Estimation is a valuable technique in mathematics, allowing us to make quick approximations without the need for precise calculations. It helps especially when the exact answer isn't necessary, but a rough idea is sufficient. Estimation is often the first step, making complex calculations more manageable. Some common methods include:

• Rounding: Modifying numbers to the closest, easier-to-use numbers. For instance, rounding 8,092 to 8,000 simplifies processing.
• Front-End Estimation: Focusing on the highest place value and adjusting other digits to zero. For instance, considering only the '8' in 8,092.
• Clustering: Useful when several numbers are close in value. Averaging them gives a quick number to work with.
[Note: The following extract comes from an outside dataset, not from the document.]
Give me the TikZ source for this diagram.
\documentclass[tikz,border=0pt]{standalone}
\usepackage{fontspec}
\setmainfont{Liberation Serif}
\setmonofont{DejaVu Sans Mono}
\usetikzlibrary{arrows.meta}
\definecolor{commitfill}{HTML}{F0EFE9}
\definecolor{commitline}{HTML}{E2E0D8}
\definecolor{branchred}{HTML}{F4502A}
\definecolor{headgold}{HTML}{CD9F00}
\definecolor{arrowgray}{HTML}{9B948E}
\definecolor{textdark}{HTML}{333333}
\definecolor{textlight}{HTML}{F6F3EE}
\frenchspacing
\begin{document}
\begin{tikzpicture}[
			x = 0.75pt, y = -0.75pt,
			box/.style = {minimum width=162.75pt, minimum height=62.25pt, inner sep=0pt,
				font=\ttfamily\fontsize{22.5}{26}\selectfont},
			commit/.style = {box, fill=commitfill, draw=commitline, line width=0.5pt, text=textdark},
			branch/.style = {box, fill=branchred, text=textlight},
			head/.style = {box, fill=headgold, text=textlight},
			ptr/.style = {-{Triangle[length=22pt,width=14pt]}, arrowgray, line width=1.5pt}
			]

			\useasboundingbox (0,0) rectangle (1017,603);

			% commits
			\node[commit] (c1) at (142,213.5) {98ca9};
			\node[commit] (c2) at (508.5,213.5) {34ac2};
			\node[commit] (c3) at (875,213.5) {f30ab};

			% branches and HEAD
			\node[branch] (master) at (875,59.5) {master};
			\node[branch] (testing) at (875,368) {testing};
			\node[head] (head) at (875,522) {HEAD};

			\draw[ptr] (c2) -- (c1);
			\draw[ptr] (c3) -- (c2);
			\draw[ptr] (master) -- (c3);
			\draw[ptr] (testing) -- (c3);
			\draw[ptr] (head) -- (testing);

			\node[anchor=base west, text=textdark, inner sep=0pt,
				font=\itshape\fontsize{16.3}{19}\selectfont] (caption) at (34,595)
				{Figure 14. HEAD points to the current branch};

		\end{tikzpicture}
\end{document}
Estimation isn't about finding the exact number, but it's about making calculations easier and speeding up problem-solving. It's practical in everyday situations where quick conclusions are needed.

Division rounding is a useful concept when dividing large numbers, especially when you want a manageable estimate instead of an exact answer. The idea is to first round the numbers to easier figures and then perform the division:

• Identify Numbers: Determine the dividend and the divisor—in our example, 8,092 and 239.
• Round Each Number: Convert them to numbers that simplify calculation. Round 8,092 to 8,000 and 239 to 200 simplifying the math task.
• Divide: Now easily divide 8,000 by 200. The division becomes clear and fast, showing a rough answer of 40.

This approach allows you to see if your approximation is reasonable by quickly understanding the scope of numbers. It's a strategy widely used not only in math problems but in budgeting and planning.

Exact calculations give you the precise results of a math problem, which is sometimes necessary for details matters. For the example discussed:

• Use Long Division or a Calculator: For solving \(8,092 \div 239\) exactly, methods can vary. Using a calculator simplifies this to about 33.85.
• Assess the Error: Compare the exact answer with the estimated one. Here, 33.85 isn't drastically different from the estimated 40, indicating the estimation was reasonable.
• Attention to Detail: Exact answers are crucial in contexts like financial forecasts, scientific calculations, and data analysis.

While exact calculations are necessary for accuracy, estimating first can guide you by providing insight into what to expect, making it a balancing act between precision and practicality.